A perverse incentive occurs when a rule, reward, subsidy or penalty produces results that are contrary to the intentions of those who set it. Such incentives are a specific form of unintended consequences and often emerge when people respond to measurable targets or financial signals in predictable but undesired ways. For further context on broader unintended effects, see unintended consequences.
How perverse incentives work
Perverse incentives typically arise from oversimplified metrics, misaligned goals, or information gaps. When an institution rewards a narrow indicator, agents may optimize that indicator at the expense of overall objectives. Key mechanisms include gaming the system, shifting costs elsewhere, and short-term focus caused by immediate rewards or penalties.
Common examples
- Healthcare: Payments tied to specific procedures can encourage unnecessary treatments rather than better outcomes.
- Environmental policy: subsidies for a particular crop can lead to monoculture, soil degradation, or habitat loss.
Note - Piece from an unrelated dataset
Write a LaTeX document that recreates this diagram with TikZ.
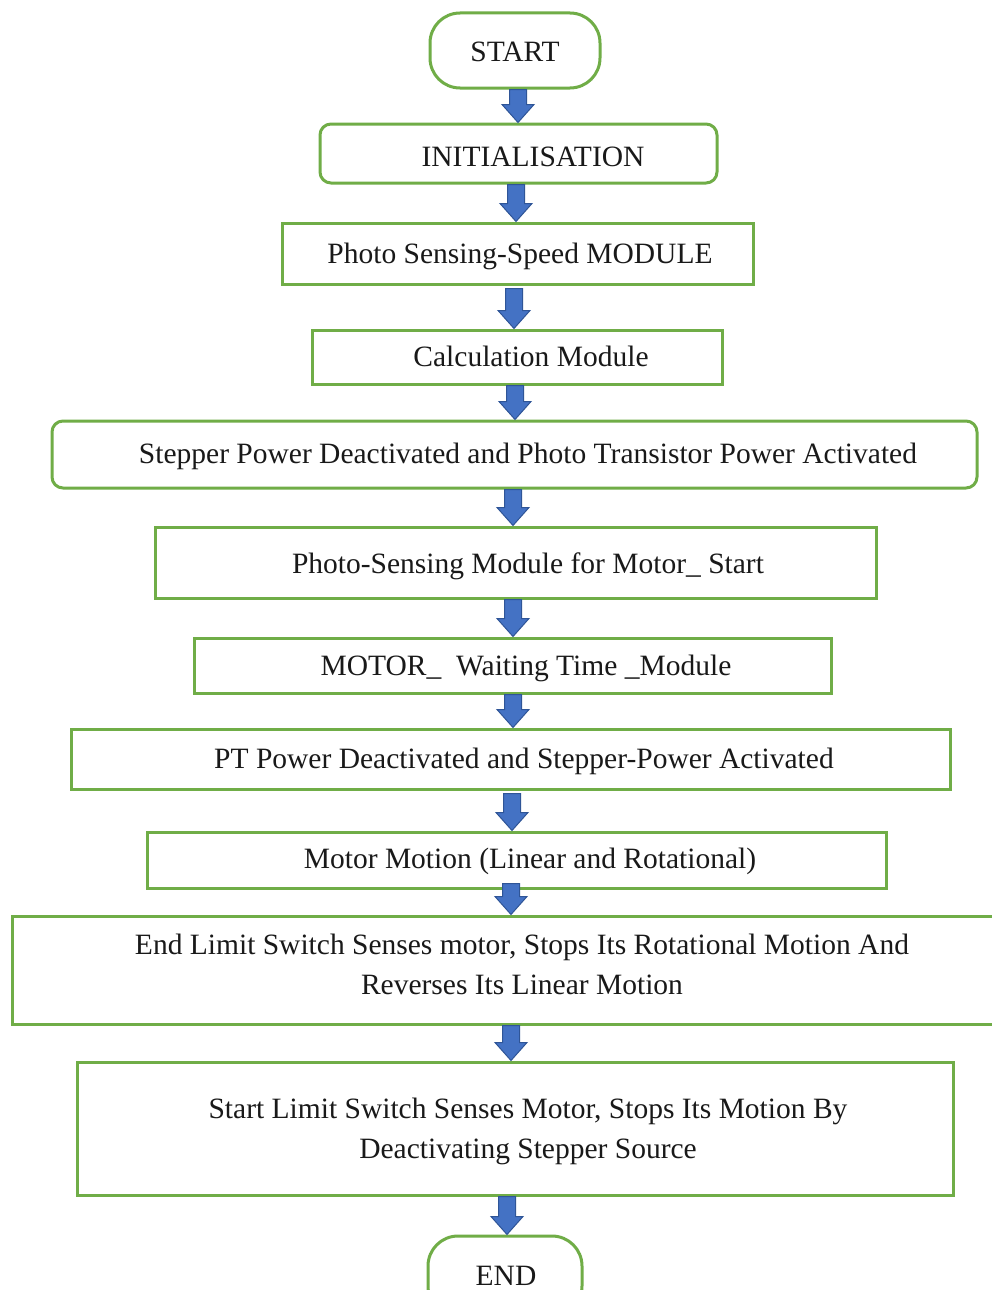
\documentclass[tikz,border=0pt]{standalone}
\usepackage{fontspec}
\setmainfont{Liberation Serif}
\usetikzlibrary{calc}
\definecolor{boxgreen}{HTML}{70AD47}
\definecolor{arrfill}{HTML}{4472C4}
\definecolor{arrline}{HTML}{2F5597}
\tikzset{
  box/.style={draw=boxgreen, line width=3pt, fill=white, inner sep=0pt},
  roundbox/.style={box, rounded corners=11pt},
  pillbox/.style={box, rounded corners=30pt},
  txt/.style={font=\fontsize{29.5}{41}\selectfont, text=black!90, inner sep=0pt, anchor=base},
  txtml/.style={font=\fontsize{29.5}{40}\selectfont, text=black!90, inner sep=0pt, align=center, anchor=center},
  barrowstyle/.style={fill=arrfill, draw=arrline, line width=1pt, line join=miter}
}
% block arrow: x position, from node, to node, shift of shaft top
\newcommand\barrow[4]{%
  \path[barrowstyle] let \p1=(#2.south), \p2=(#3.north) in
    (#1pt-8.5pt,\y1+#4pt) -- (#1pt+8.5pt,\y1+#4pt) -- (#1pt+8.5pt,\y2+18pt) --
    (#1pt+16pt,\y2+18pt) -- (#1pt,\y2) -- (#1pt-16pt,\y2+18pt) --
    (#1pt-8.5pt,\y2+18pt) -- cycle;}
\begin{document}
\begin{tikzpicture}[x=1pt,y=-1pt]
\useasboundingbox (0,0) rectangle (992,1290);
\fill[white] (0,0) rectangle (992,1290);
\clip (0,0) rectangle (992,1290);

% boxes
\node[pillbox, minimum width=170pt, minimum height=75pt] (b1) at (515,50.5) {};
\node[roundbox, minimum width=397pt, minimum height=59pt] (b2) at (518.5,153.5) {};
\node[box, minimum width=471pt, minimum height=61pt] (b3) at (517.5,253.5) {};
\node[box, minimum width=410pt, minimum height=54pt] (b4) at (517,357) {};
\node[roundbox, minimum width=925pt, minimum height=67pt] (b5) at (514.5,454.5) {};
\node[box, minimum width=721pt, minimum height=71pt] (b6) at (515.5,562.5) {};
\node[box, minimum width=637pt, minimum height=55pt] (b7) at (512.5,665.5) {};
\node[box, minimum width=879pt, minimum height=60pt] (b8) at (510.5,759) {};
\node[box, minimum width=739pt, minimum height=56pt] (b9) at (516.5,860) {};
\node[box, minimum width=993pt, minimum height=108pt] (b10) at (508.5,970) {};
\node[box, minimum width=876pt, minimum height=133pt] (b11) at (515,1128.5) {};
\node[pillbox, minimum width=154pt, minimum height=80pt] (b12) at (505,1276) {};

% texts
\node[txt] (t1) at (515,62) {START};
\node[txt] (t2) at (533,166) {INITIALISATION};
\node[txt] (t3) at (520,263) {Photo Sensing-Speed MODULE};
\node[txt] (t4) at (531,366) {Calculation Module};
\node[txt] (t5) at (528,463) {Stepper Power Deactivated and Photo Transistor Power Activated};
\node[txt] (t6) at (528,573) {Photo-Sensing Module for Motor\_ Start};
\node[txt] (t7) at (526,675) {MOTOR\_ \ Waiting Time \_Module};
\node[txt] (t8) at (524,768) {PT Power Deactivated and Stepper-Power Activated};
\node[txt] (t9) at (530,868) {Motor Motion (Linear and Rotational)};
\node[txtml] (t10) at (522,964.5) {End Limit Switch Senses motor, Stops Its Rotational Motion And\\Reverses Its Linear Motion};
\node[txtml] (t11) at (528,1131.5) {Start Limit Switch Senses Motor, Stops Its Motion By\\Deactivating Stepper Source};
\node[txt] (t12) at (506,1285) {END};

% arrows
\barrow{518}{b1}{b2}{0}
\barrow{516}{b2}{b3}{0}
\barrow{514}{b3}{b4}{-3}
\barrow{515}{b4}{b5}{0}
\barrow{513}{b5}{b6}{0}
\barrow{513}{b6}{b7}{0}
\barrow{513}{b7}{b8}{0}
\barrow{512}{b8}{b9}{-3}
\barrow{511}{b9}{b10}{6}
\barrow{511}{b10}{b11}{0}
\barrow{507}{b11}{b12}{0}
\end{tikzpicture}
\end{document}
- Law enforcement: quotas or statistics-based evaluations may incentivize arrests for minor infractions while neglecting harder problems.
- Corporate bonuses: short-term profit targets can prompt risk-taking or accounting maneuvers that harm long-term value.
These examples illustrate a general pattern: when incentives reward a proxy measure rather than the true objective, behavior adapts to the proxy.
Prevention and design principles
Practical ways to reduce perverse incentives include using multiple performance measures, auditing results for unintended shifts, aligning time horizons of rewards with long-term goals, and allowing professional judgment rather than rigid rules. Pilot programs and feedback loops help reveal harmful side effects early.
Perverse incentives are related to, but distinct from, concepts such as moral hazard (where protection from risk changes behavior) and broader unintended consequences. Recognizing them requires anticipating how real people will respond to rules, not just how an ideal actor would. Thoughtful policy and organizational design aim to minimize these counterproductive outcomes while accepting that some trade-offs are unavoidable.